Il ritorno di Mancini a Genova, un tuffo nel passato, dolci ricordi. Roberto Mancini torna nel suo stadio, indossa idealmente la casacca blucerchiata e rivive le imprese da giocatore. Talento sublime il Mancio, adorato, riverito, a Genova soprattutto. Un simbolo del calcio, un esteta. Samuel Eto'o, a Genova è invece giunto da poco, ma con il Mancio ha in comune il talento, la personalità, quella capacità, caratteristica di pochi eletti, di guidare i compagni. Lui, Eto'o, gli ultimi ricordi veri li ha in nerazzurro. Anche un duro come lui può essere "scalfito" dalla vista di quelle strisce nero-azzurre. Il Triplete, il sodalizio con Mourinho, la notte di Madrid, quell'esterno meraviglioso a Stamford Bridge, istantanee da "eroi" direbbe Josè. A unire i due fuoriclasse Sinisa Mihajlovic, che Eto'o comincia ad apprezzare, dopo lo scontro, violento, all'arrivo del camerunense. Mihajlovic, nome noto al Mancini giocatore e al Mancini allenatore. La storia dei due è fatta di amicizia e stima, Genova, Roma, sponda Lazio, Inter, un viaggio comune, tappe che si intrecciano. Mihajlovic è allenatore in ascesa, Mancini un tecnico navigato, forgiato da Italia e Inghilterra. Si ritrovano oggi, e davanti c'è Mihajlovic, addirittura catapultato in zona Europa, con Mancini, cavallo di ritorno all'Inter, costretto a inseguire un'improbabile rimonta.
Due stati d'animo differenti. Mihajlovic fatica a trattenere l'euforia del gruppo, l'eccessiva esaltazione è rischio concreto, per chi si trova a lottare per obiettivi enormi, non preventivati al via. Mancini deve invece rialzare l'autostima del gruppo. L'eliminazione dall'Europa League sancisce il fallimento della stagione corrente, ma il finale di stagione può essere indicativo per tanti motivi. Mancano undici giornate e l'aritmetica non condanna l'Inter. Il rettilineo finale può servire per tracciare le coordinate della prima vera Inter di Mancini, quella del prossimo anno, studiata a tavolino già dall'estate.
L'Inter non può permettersi tracolli, per evitare di dover ripartire, ancora una volta, da zero. L'impronta di Mancini è evidente, manca quel surplus mentale, tecnico, che solo lavoro e mercato possono offrire. Scelte anche dolorose, ma necessarie. In troppi faticano a imporsi, forse per un difetto di personalità, eccessivo timore, in tanti tecnicamente non sono da Inter, a qualcuno serve invece tempo, proprio quel che manca da queste parti. La scossa può giungere da partite sulla carta difficili, come quella di Marassi. Un click emotivo che cancelli il passato e inauguri un periodo diverso, più fortunato.
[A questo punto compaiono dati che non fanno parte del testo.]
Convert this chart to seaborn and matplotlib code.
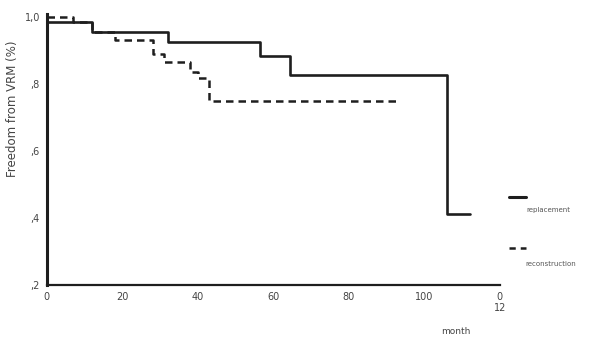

Questa è la speranza di Mancini, questa la speranza di un pubblico schierato con la squadra, aldilà dei fischi, giusti, post Wolfsburg. L'undici di campionato si differenzia in alcuni effettivi da quello sceso in campo giovedì. Il tecnico rilancia D'Ambrosio al posto di Campagnaro, mentre si va verso la conferma della coppia Juan - Ranocchia. A centrocampo di nuovo in scena Brozovic, con Medel e Guarin. Shaqiri migliora, con continuità, e Mancini pare orientato a lanciarlo nella mischia. L'alternativa è Kovacic, possibile staffetta tra i due. Podolski - bene nel finale col Cesena - a supporto di Icardi.
Mihajlovic conferma invece la Sampdoria ammirata nelle ultime uscite. Davanti a Viviano, De Silvestri, Silvestre, Romagnoli e Regini, a centrocampo la regia di Palombo e l'impatto fisico di Obiang e Acquah, davanti Eder, Eto'o e il possente Okaka. Muriel carta a partita in corso.